"Spending four full days outside of walls was a revelation. It turns out the chronic emptiness I've been feeling is just the end result of living surrounded by walls and distant from people. After MU, I feel deeply cleansed and resonant, like a living bell. My feelings on what the future could look like are more clear. My heart is more open and ready to listen to my inner voice."
-2025 participant
"It felt like this gathering was a concrete contribution to the creation of new kinds of Jewish communities needed for our times. More than just a passing pleasure (pleasurable as indeed it was), it felt like this gathering was building a vision of what it could mean to live as a Jew that is in dialogue with the real questions of the future we are inheriting, and it felt like it was establishing a ground for relationships in our region through which we can begin to realize it. This really matters, and the gathering really mattered for me."
-2025 participant
"I found myself deeply moved several times during my time at MU, whether it was dipping shabbes candles, unwrapping a dye project that used kitchen scraps, or tying tzitzit. Creating the objects that frame my weekly Jewish life from materials that my teachers are in deep relationship with and could share with me was more grounding than I could have possible imagined. I feel more connected to the items that make up ritual Jewish life and also the skills that create those objects and that those skills and objects also link back to my ancestors who have been using and refining these skills for generations."
-2025 participant
"Melacha U’vracha was nothing short of magical. For many years I have felt disconnected from Judaism and Jewish community— especially as a staunch anti-Zionist. I am Black and Jewish and have spent most of my life feeling ostracized at worst and on the outskirts at best within my Jewish community. MU created a space for me to open my wounds and begin to heal and reconnect with Judaism, not only in a spiritual way, but also culturally and ritualistically. The focus on earth skills, folk craft, and healthy relationship with the earth were some of the most impactful. This focus brought me closer to my culture, ancestors, and to a Jewish spirituality that feels kismet to my soul. It was also special to have my first Mikvah alongside some of the most incredible people I've met. I dove deeper into my spiritual healing in a Jewish community who WANTED me there and desired my fullness. That is something I’ve sadly never experienced in Jewish community. MU functioned as a space to return home to a culture, people and value system that I have long been wandering to find. It was incredible to meet other Jews of color, though far less than wanted, and share stories, mindsets and more. I look forward to MU growing and creating even more explicit space for Jews of color (Mizrahi and Sephardic) especially black Jews."
-2025 participant
"During a time of change, unmooredness, and grief in my life, MU was such a beautiful space to find connection to people with similar values and interests, to find healing through song, ancestral connection, community, and nature, to process collective grief over Gaza, and to find new ways to connect to Judaism.

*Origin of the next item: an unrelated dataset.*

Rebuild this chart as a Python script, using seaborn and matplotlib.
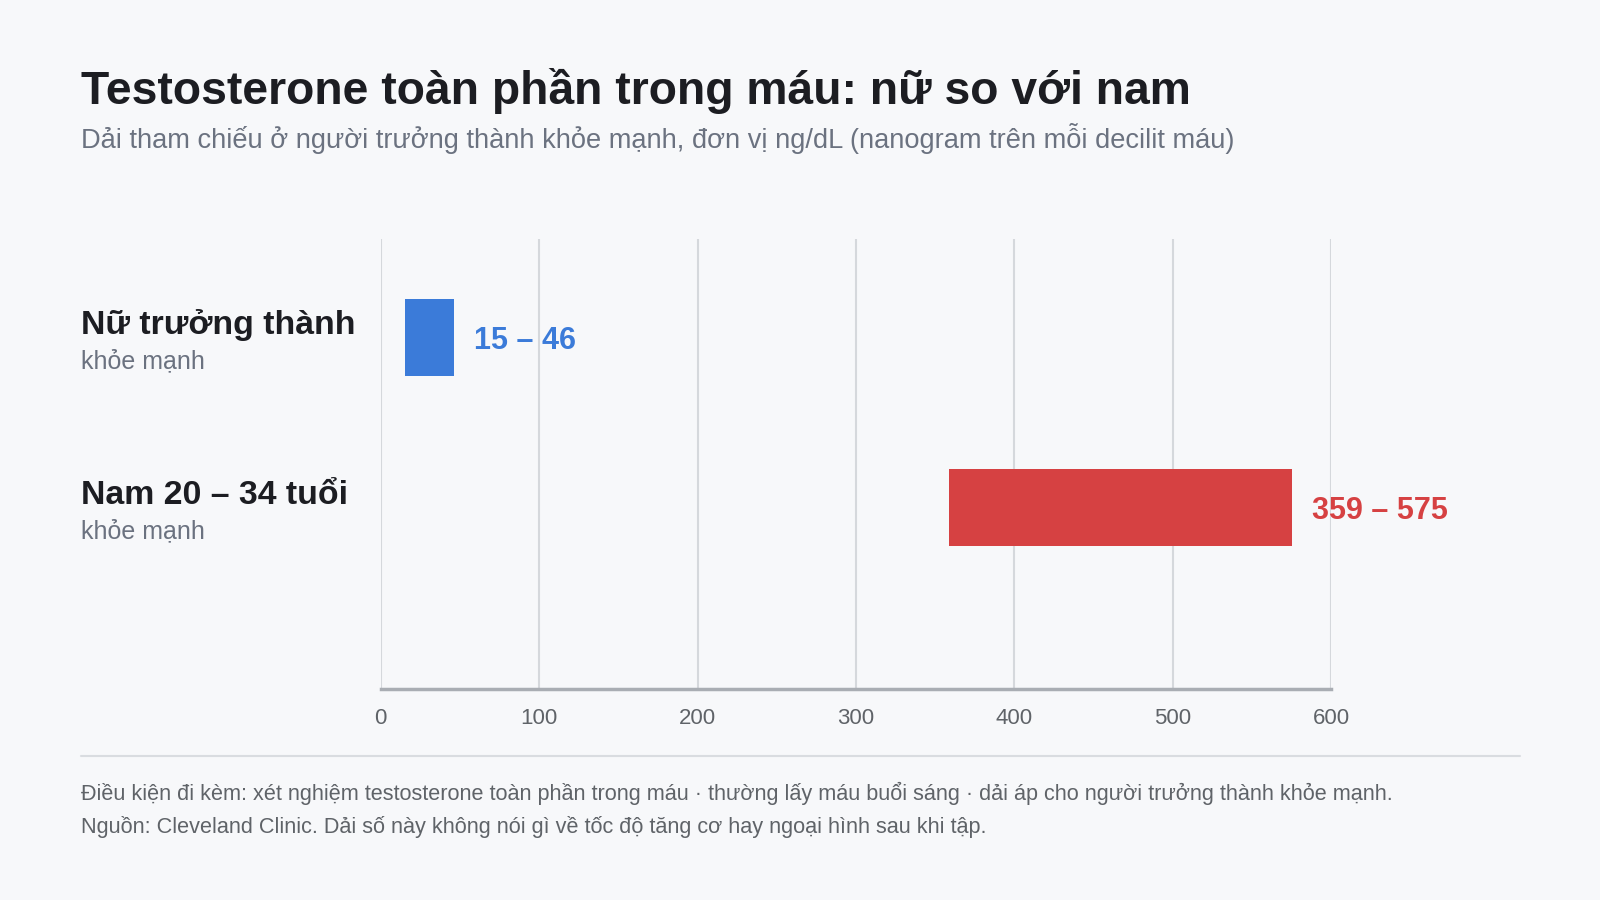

As an artist whose work is inspired by Jewish ritual and custom, it was so enriching to be able to gain a variety of new skills based in ancestral practices, and to share meaningful, heartfelt discussion with others on topics that are at the root of my practice. I am so grateful to be taking this new knowledge into my current work, and to have new friends to turn to for collaboration.
I left MU feeling deeply nourished, with a fresh sense of excitement and possibility for connection in my own life and hopeful for what Judaism can look like."
-2025 participant
"Ancestral skills are the birthright of all peoples born on this planet. Jews are lucky to have some semblance of our tradition preserved and commanded to be passed down to us by those who came before us. What an honor and a michaiya//total joy to be able to delve into these skills on the land with other Jews."
-2025 participant
"Attending Melacha U'Vracha was such a transformative Jewish experience for me. For the first time, I could really imagine what kind of village my biblical ancestors might have lived in. Practicing the Melachot and then pausing as a community on shabbat was incredible. I really felt like our whole village was pausing to honor hashem. It felt so connecting, grounding, and revolutionary (to cease from work in such a village). Praying to hashem while facing the mountains gave new meaning to the words of Kabbalat shabbat. Upon returning to my home shul, I felt like I was looking at prayers with new eyes since at Melacha U'Vracha, I had such a visceral experience of praising hashem with shouts of shofar, and experiencing the wonders of creation. I really felt like I had a taste of what the prayer authors were trying to get at (and a taste of what life was like for my ancestors in the biblical society in which those prayers were set)."